Mobley was the daughter of Benjamin E. and Tennie Worsham Mobley, and was raised near Ardmore, Oklahoma. Her father was white and her mother was Chickasaw, listed on the Dawes Rolls. One of her sisters was Marie Muchmore, who would go on to witness, and film, the assassination of John F. Kennedy. One-quarter Chickasaw, she grew up in both cultures, and was especially close to her maternal grandmother, who spoke no English and taught her to do beadwork and to identify herbs and other edible things in nature. She also learned how to break horses, shoot a rifle, and became a member of the women's rifle team at the University of Oklahoma. Mobley initially studied piano as a child before transitioning into voice lessons. Her interest in opera developed in high school. She continued her study of music at the University of Georgia and at Christian College in Columbia, Missouri. She married Louis Brave, an Osage actor, in 1926, divorcing him in 1931. The couple moved to Los Angeles in 1926, and Mobley began to take voice sessions with Emma Loeffler de Zaruba, a former opera singer and chair of the Hollywood Bowl campaign.

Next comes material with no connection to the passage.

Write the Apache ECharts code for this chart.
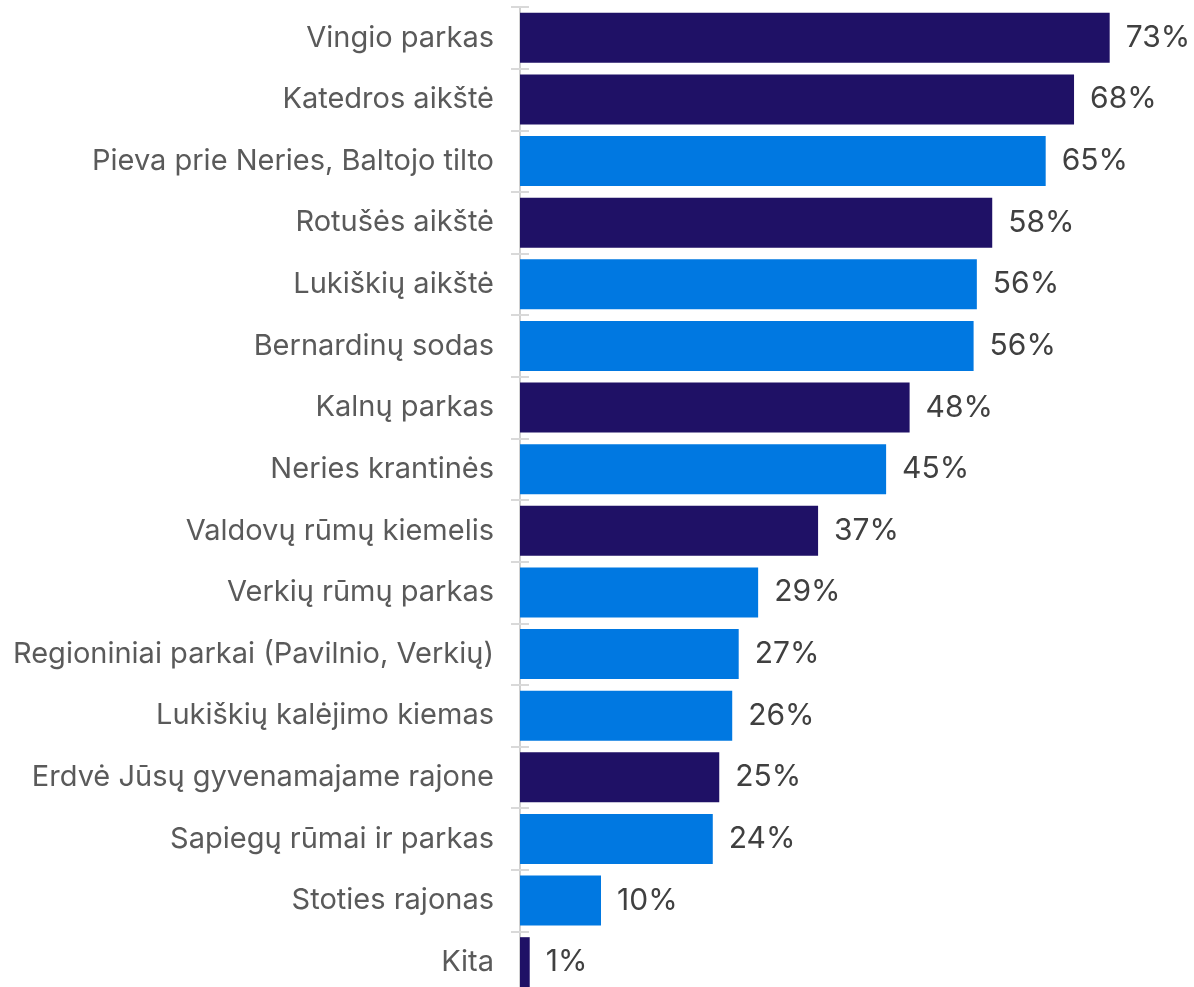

In 1929, Mobley auditioned for the Native American Ceremonials at the Hollywood Bowl. She met and was mentored by Muscogee Nation singer Tsianina Redfeather Blackstone. She also met Charles Wakefield Cadman, who helped launch her career. At this time she adopted the name "Lushanya", meaning "songbird", and she was henceforth frequently known as the "Songbird of the Chickasaws". For three summers she starred in the Albuquerque, New Mexico First American Pageant. Invited by a promoter to appear in Germany, she received scholarships to study opera at the Berlin University of the Arts and the Accademia Nazionale di Santa Cecilia in Rome in the early 1930s. In 1935 she appeared in the annual performance of The Song of Hiawatha by Samuel Coleridge-Taylor at the Royal Albert Hall in London, singing the role of Minnehaha. She continued to sing solo roles in Los Angeles and Chicago, notably taking on the title role of Aida with the Chicago Opera Company in Trieste, the first person of Native American descent to perform the part. Another signature piece was Cadman's opera Shanewis. Mobley was the first person of Native American descent to sing at La Scala. She performed at the 1936 Democratic National Convention in Philadelphia. The following year she sang at the coronation of George VI of the United Kingdom. She also traveled abroad to entertain American soldiers during World War II. Mobley later married Ramón Vinay, and retired in order to manage his career. She died in Fort Worth, and is buried in her hometown of Ardmore.

As Lushanya Vinay, Mobley was inducted into the Oklahoma Hall of Fame in 1964. She was inducted into the Chickasaw Nation Hall of Fame in 2009, an honor accepted in her stead by her niece, Aurelia Guy Phillips.